54 pages • 1 hour read
In Larissa Lai’s dystopia, there are several instances where technological and biological matter converge to form not only the ultimate tools (as with the Isabelle Chow’s batterkites and Madame Dearborn’s catcoats) but also to transform life itself (as with the Kora Tree). When technology and biology meet, it is not necessarily for the greater good, but it is always powerful: The tiger flu itself was borne from technology (Jemini’s cloning abilities) that spawned and proliferated a deadly biological material, the tiger flu. The power that comes from this sort of technological/biological merging is coveted by humans—and they will do anything it takes to take control of that power.

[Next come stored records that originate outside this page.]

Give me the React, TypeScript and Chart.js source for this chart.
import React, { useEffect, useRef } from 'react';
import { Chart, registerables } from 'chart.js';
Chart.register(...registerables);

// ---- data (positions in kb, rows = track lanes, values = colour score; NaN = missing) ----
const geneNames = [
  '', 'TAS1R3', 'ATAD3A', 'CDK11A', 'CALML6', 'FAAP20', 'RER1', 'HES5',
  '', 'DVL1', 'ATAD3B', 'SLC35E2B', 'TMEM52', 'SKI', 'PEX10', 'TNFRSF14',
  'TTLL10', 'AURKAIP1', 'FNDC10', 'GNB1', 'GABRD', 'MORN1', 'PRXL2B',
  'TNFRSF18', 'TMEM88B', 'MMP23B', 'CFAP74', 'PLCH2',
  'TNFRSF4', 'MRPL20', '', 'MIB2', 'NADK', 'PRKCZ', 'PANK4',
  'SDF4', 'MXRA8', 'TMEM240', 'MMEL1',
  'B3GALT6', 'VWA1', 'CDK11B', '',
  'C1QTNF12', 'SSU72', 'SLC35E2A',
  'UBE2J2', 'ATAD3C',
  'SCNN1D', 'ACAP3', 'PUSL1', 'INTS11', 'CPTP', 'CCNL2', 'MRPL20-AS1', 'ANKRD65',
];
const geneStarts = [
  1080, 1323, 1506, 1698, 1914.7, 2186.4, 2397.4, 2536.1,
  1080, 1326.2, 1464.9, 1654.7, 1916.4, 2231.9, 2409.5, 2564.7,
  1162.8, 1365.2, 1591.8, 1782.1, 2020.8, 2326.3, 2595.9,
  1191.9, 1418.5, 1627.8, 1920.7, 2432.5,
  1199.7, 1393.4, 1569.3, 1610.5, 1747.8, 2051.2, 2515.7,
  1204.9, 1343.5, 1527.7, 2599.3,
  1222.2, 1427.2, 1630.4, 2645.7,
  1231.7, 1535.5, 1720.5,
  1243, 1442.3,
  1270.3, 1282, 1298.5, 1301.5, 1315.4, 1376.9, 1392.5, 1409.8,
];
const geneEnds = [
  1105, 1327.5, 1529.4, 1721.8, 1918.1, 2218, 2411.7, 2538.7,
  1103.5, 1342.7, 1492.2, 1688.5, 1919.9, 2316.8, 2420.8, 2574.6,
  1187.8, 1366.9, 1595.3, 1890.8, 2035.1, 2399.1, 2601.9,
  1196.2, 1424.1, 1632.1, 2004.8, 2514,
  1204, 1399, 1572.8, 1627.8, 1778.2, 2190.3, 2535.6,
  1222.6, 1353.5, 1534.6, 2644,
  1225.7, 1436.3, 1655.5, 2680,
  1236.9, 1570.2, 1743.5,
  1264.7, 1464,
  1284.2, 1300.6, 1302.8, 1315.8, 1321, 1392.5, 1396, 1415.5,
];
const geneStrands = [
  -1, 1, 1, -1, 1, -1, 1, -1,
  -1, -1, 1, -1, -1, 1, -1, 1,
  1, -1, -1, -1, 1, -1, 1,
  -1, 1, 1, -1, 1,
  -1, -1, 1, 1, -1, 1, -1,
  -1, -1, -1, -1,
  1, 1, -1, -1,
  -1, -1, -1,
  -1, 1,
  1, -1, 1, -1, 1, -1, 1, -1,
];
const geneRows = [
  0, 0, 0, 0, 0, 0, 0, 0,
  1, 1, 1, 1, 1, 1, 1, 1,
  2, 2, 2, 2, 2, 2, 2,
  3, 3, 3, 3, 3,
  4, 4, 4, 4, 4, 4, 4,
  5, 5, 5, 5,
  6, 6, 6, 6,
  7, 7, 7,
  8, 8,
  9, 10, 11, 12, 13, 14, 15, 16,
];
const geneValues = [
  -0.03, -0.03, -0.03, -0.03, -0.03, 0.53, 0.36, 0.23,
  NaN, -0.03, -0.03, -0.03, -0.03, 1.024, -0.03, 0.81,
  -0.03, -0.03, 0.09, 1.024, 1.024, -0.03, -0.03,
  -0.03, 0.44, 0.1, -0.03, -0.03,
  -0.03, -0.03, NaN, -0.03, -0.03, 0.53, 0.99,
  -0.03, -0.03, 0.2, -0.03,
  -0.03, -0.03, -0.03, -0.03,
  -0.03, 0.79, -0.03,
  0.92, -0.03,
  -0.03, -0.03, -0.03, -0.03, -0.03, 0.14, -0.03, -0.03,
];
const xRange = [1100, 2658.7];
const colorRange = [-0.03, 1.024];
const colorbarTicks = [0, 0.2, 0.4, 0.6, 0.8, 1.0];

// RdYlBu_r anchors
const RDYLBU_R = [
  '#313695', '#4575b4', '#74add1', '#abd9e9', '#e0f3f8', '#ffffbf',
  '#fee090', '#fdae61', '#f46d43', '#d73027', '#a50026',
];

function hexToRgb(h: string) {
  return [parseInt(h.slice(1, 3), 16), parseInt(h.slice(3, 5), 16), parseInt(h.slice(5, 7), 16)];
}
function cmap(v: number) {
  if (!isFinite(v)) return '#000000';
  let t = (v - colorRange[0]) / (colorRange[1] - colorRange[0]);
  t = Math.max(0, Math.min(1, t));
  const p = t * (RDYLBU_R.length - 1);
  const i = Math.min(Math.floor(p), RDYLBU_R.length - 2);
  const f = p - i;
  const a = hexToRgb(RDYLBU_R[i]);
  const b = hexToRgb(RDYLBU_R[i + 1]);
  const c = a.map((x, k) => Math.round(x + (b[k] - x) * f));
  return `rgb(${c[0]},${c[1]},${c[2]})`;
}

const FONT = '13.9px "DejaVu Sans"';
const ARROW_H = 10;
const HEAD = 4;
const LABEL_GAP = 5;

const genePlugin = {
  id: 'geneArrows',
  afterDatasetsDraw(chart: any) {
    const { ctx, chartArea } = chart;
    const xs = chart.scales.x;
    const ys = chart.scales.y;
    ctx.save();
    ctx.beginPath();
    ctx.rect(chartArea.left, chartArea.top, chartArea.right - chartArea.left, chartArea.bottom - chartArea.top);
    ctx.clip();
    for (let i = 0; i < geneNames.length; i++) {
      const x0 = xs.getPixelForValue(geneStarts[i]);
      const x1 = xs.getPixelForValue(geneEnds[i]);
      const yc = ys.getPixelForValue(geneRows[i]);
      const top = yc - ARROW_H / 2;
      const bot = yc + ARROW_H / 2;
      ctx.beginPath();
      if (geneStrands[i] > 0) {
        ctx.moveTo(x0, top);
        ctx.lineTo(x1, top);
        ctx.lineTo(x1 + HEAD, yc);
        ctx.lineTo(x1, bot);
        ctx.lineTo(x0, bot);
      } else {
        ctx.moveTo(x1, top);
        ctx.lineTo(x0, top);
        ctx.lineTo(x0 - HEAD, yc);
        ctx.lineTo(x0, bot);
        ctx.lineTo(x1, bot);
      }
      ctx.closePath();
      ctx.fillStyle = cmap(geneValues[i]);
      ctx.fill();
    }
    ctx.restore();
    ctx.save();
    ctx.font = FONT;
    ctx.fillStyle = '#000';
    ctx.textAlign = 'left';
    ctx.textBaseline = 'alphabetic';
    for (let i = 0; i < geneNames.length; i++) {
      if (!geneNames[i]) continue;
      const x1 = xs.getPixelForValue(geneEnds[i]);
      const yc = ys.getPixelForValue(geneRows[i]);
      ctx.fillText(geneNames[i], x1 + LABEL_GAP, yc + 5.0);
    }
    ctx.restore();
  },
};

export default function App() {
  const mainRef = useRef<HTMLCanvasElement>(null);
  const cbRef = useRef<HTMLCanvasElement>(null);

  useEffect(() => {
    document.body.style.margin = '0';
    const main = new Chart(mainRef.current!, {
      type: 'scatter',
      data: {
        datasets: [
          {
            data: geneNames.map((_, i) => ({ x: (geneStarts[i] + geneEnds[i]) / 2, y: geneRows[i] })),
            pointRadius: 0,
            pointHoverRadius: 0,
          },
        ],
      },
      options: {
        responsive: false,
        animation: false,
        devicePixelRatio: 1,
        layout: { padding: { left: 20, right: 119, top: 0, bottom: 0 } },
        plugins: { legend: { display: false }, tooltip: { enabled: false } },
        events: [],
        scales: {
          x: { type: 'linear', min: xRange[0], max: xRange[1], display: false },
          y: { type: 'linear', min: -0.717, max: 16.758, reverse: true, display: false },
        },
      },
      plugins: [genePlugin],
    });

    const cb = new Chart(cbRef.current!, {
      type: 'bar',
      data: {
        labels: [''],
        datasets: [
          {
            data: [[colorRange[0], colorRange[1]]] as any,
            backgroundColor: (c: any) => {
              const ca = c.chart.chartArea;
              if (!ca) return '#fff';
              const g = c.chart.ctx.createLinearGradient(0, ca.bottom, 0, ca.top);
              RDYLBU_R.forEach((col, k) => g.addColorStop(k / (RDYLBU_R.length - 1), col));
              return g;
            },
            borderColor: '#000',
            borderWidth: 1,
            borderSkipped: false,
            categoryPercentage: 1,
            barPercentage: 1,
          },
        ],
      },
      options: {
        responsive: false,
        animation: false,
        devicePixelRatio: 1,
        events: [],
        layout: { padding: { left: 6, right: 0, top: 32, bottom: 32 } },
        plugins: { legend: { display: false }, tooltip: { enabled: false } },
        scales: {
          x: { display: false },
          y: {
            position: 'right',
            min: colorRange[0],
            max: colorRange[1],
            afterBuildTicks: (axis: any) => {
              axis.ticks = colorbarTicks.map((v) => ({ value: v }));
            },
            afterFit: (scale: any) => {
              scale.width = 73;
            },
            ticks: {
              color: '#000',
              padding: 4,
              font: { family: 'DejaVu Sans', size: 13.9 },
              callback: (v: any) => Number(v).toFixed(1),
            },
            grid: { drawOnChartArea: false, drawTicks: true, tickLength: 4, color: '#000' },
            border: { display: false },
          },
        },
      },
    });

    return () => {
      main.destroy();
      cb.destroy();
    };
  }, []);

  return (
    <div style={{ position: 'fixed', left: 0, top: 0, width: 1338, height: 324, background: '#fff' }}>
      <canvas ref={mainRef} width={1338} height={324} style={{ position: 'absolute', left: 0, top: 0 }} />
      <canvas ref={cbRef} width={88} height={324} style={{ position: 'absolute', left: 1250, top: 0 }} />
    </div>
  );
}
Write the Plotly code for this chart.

Another feature of The Tiger Flu’s dystopia is that the environment is now nearly as plagued as the people themselves. Kora notes in Chapter 4 that they have limited access to water: “I open the tap and let run a precious trickle of water from our rooftop cistern, opened to the sky only on clean rain days” (38). Monsoons occur throughout the book; in Chapter 18, Kiri observes that “the new monsoons have arrived decisively” (116); in Chapter 20, Kiri and Calyx walk to Pente-Hik-Ton through a vicious rainstorm (128); in Chapter 22, Kiri refers to the “morning rains” that pour down on them as they make their way toward the Cordova School for Dancing Girls.